Maher’s quote is a sentient one, why do these people need to be worshipped just to validate themselves? If they can’t validate themselves, then no amount of empty compliments on their bad work is going to change that, and in making themselves so narcissistic they have made themselves unapproachable. So why can’t we leave them to it, and they leave us alone?
I am moved to wonder whether I am complaining about those with ego or just those without imagination – or whether these are generally the same thing. It doesn’t take an ego to lack an imagination, most of those meek characters who are lorded over by the egos lack it also. And worse, for everyone, it’s those people that allow the egos to prosper, they give their time to them and flatter them – I am guilty also, I must admit, to the former, as I do give too much of my time to other people – and as the ever erudite Gordon Ramsay said (that’s right, I’m going to quote Gordon Ramsay): “The minute you start compromising for the sake of massaging somebody’s ego, that’s it, game over.”
In this regard I must raise another example. Not of arrogance, but of imagination held back. There is a girl I know, one of my classmates, who is at the other end of the spectrum of insecurity. Instead of compensating with too much confidence, she allows herself none. This is, really, unfair of her to herself, she is beautiful and occasionally intelligent – if a bit volatile – but, more importantly, she has the most vivid of imaginations. She comes up with the sweetest and most original ideas, ideas that deserve consistent exploration. She is capable of thinking outside the box without just looking at the box and making a box. But despite this, she holds herself back and those ideas never reach fruition, out of a lack of confidence to see things through, but also through a consistent need to fit in. This leads to indulging egos, and this leads to her losing confidence in herself and her work because she believes it when they tell her they’re better than her. But they’re not. And I wish she would realise just how good she is and could be if she let herself and applied herself, but she doesn’t, she is affected by those around her. And that’s where the arrogance issue creeps in further, in that the egos don’t just hold themselves back and flood the industry with dead boring work, but that they inspire that work in those vulnerable to them.
So what’s to be done?

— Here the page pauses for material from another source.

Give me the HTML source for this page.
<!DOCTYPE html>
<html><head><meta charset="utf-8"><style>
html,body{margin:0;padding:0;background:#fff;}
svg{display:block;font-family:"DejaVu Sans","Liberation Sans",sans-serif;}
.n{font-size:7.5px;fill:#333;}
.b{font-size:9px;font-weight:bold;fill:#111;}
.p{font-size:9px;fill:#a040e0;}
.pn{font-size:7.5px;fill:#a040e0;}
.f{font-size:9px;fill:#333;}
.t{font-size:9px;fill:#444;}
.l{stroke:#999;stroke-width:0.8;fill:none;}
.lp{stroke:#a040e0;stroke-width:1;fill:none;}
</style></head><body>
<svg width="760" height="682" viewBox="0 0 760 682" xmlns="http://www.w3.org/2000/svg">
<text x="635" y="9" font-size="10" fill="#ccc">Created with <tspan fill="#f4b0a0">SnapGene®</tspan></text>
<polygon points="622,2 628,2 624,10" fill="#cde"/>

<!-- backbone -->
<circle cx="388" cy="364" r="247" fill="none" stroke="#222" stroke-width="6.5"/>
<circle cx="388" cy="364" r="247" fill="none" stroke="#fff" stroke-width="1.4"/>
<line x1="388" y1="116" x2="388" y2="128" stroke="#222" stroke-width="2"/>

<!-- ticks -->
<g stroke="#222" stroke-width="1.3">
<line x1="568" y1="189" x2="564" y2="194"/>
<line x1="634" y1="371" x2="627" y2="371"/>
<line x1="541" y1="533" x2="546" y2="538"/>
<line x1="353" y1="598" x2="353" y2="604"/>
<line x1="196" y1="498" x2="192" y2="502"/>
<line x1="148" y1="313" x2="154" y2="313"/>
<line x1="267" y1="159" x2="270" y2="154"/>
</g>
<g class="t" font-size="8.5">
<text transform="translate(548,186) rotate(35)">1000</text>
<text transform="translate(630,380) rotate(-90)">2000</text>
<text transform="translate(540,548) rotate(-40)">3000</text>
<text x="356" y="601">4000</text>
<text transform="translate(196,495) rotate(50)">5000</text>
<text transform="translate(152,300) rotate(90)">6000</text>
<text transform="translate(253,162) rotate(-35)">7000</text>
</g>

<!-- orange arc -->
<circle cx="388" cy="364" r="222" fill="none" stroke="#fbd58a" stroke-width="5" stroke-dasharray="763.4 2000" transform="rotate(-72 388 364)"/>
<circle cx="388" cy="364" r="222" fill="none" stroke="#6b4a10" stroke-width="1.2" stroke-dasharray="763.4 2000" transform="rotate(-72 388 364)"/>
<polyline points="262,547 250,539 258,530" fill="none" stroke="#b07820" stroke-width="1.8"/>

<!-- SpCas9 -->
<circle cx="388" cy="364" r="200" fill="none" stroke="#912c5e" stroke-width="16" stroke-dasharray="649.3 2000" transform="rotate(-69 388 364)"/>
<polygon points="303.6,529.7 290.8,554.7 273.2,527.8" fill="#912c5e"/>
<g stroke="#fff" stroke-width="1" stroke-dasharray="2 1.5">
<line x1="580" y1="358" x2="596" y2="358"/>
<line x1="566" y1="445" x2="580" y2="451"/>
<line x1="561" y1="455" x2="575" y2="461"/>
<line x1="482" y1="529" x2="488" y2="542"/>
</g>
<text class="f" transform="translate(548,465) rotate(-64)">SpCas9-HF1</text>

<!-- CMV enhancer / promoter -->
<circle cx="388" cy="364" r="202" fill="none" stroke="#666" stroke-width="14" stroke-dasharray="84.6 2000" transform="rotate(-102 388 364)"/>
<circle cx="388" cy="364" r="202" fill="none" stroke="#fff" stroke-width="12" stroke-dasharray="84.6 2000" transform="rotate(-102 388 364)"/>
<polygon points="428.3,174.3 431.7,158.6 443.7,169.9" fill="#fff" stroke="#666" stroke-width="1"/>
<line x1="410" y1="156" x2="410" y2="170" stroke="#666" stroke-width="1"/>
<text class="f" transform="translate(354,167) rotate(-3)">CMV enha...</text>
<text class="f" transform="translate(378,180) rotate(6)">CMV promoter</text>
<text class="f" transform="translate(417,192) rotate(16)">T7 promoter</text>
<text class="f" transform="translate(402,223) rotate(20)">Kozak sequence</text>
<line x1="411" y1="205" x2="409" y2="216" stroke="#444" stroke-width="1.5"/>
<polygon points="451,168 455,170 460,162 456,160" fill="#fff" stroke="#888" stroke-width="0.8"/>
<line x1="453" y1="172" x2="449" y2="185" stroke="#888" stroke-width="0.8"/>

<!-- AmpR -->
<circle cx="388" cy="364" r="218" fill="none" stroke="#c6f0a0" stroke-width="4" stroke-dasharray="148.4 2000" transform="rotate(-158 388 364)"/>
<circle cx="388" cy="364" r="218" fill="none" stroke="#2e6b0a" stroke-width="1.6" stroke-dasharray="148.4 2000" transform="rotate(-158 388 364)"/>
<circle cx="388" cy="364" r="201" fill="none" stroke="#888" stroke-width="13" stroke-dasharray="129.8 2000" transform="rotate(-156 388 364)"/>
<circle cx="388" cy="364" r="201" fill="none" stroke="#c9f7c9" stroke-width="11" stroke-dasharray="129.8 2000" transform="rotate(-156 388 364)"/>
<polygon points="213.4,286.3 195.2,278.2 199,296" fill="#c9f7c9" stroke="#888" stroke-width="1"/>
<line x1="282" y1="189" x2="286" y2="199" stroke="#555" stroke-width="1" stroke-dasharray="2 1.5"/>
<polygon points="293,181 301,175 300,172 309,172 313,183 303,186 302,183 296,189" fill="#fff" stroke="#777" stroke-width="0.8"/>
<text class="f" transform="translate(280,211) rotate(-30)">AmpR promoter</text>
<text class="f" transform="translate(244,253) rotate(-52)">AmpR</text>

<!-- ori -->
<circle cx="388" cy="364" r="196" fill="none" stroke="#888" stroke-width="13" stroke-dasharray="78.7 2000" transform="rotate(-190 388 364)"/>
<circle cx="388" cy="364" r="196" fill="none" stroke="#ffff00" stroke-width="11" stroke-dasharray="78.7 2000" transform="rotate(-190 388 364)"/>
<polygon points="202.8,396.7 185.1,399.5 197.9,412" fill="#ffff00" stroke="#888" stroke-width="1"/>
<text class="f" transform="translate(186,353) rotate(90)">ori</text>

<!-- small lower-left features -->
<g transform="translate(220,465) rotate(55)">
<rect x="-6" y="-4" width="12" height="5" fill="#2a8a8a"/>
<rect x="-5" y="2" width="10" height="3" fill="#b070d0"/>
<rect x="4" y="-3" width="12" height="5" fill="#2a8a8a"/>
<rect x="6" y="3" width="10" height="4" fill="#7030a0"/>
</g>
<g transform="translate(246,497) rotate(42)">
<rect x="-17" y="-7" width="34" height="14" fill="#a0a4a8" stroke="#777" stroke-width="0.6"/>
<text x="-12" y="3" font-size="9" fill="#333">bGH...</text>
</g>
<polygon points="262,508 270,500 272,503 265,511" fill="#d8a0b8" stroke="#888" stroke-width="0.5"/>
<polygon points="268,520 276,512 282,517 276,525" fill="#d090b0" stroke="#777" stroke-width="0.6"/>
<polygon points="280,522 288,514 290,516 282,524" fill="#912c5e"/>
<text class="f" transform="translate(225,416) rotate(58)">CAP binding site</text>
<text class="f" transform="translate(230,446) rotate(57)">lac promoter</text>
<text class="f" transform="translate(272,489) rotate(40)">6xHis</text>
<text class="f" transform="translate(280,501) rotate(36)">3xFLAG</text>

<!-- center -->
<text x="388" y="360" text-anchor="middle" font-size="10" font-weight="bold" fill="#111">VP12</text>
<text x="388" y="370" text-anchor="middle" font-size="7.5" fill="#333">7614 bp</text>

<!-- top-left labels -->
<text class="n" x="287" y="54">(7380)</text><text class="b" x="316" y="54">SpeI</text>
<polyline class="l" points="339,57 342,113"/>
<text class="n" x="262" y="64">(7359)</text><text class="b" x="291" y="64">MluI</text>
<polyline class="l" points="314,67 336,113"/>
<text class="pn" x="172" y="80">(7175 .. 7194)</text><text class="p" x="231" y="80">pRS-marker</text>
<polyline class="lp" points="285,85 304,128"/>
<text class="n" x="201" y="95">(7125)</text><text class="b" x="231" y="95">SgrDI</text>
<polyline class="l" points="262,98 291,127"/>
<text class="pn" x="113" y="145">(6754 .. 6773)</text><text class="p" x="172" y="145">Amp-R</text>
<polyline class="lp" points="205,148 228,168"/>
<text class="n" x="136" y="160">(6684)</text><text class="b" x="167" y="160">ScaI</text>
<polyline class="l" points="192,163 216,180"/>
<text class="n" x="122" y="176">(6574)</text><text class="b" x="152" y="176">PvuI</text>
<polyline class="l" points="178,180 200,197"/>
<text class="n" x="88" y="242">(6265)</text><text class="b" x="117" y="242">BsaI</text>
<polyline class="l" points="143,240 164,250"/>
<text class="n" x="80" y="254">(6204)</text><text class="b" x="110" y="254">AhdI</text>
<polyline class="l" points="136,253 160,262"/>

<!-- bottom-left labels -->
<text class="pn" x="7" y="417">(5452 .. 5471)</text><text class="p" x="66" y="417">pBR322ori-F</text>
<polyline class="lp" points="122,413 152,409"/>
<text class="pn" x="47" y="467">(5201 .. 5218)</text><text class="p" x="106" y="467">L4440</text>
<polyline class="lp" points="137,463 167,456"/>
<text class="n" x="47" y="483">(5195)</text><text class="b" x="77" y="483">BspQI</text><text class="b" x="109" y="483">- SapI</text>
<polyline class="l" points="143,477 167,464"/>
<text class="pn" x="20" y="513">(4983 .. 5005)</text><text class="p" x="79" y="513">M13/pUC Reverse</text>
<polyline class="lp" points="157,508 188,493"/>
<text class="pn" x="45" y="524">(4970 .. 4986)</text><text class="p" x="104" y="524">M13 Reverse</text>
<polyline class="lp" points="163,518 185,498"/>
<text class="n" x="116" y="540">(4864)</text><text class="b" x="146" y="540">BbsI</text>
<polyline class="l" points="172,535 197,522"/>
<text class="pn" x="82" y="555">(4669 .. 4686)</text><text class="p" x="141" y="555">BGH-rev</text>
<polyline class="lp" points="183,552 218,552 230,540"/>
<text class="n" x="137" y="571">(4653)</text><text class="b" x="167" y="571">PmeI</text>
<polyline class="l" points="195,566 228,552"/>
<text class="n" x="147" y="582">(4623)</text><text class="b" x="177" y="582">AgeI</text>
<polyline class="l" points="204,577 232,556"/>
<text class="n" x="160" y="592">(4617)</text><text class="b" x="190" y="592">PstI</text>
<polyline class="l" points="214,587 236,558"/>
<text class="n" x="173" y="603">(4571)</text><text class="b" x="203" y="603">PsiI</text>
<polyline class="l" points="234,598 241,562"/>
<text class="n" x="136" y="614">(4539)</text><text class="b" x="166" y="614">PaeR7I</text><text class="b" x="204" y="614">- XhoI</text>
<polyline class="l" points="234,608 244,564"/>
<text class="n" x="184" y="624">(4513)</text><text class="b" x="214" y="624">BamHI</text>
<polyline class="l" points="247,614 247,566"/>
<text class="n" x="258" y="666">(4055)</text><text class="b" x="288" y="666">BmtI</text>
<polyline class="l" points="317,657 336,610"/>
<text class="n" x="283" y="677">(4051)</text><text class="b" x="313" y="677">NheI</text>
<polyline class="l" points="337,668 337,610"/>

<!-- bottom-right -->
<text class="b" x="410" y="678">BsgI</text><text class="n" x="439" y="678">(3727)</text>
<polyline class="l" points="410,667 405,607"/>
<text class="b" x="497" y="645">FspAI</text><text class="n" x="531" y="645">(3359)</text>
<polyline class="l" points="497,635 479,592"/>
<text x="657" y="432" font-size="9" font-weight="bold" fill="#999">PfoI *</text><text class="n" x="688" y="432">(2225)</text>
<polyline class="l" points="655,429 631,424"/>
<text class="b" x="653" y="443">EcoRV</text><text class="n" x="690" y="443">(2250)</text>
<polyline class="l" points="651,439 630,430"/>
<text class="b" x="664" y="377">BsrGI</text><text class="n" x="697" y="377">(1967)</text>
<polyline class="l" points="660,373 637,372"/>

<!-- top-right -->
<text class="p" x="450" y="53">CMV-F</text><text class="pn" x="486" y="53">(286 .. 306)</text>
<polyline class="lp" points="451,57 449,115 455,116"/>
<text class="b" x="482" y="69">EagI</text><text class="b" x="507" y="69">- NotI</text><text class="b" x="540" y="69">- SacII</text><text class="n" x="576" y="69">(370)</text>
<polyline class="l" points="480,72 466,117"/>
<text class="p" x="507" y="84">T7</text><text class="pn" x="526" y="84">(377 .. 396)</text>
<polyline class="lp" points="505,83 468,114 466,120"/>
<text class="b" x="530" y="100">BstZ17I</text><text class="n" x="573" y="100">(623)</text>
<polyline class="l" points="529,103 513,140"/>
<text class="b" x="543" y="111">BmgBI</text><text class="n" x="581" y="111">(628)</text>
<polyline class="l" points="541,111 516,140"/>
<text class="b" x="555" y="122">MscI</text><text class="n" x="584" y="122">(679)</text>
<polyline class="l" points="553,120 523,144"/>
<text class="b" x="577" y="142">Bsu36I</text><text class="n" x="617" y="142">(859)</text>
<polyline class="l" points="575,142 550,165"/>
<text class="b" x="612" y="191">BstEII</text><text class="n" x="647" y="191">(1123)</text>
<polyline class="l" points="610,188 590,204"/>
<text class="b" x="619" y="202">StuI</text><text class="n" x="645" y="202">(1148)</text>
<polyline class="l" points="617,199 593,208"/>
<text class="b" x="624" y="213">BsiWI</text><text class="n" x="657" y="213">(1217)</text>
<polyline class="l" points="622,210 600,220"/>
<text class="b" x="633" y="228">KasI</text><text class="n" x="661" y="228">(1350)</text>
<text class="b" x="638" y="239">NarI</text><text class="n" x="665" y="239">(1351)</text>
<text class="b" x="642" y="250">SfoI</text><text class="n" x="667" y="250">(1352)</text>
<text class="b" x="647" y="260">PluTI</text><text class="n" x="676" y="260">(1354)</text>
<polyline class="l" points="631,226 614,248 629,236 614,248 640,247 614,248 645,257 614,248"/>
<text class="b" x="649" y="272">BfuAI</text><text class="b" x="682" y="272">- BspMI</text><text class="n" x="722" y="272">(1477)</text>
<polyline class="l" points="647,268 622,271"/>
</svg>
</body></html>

Is it game over? Well, no. You see, for all the arrogance that pervades these people, as most Greek tragedies teach us, hubris only leads to a great fall. Those that prefer to be right than compassionate will suffer their fall and ultimately not get anywhere at all. Unless, that is, they manage to get out of the trap, to recognise, as Watts puts it, that “The ego is simply your symbol of yourself. Just as the word “water” is a noise that symbolizes a certain liquid without being it, so too the idea of ego symbolizes the role you play, who you are, but it is not the same as your living organism.” That’s the funny, pleasant way the world works, you see, the bad always get a comeuppance in some way, even if it is just a subtle cosmic one that none of us can notice. And until then, I guess those of us actually capable of free thought will just have to imagine a world without arrogance; without the smell.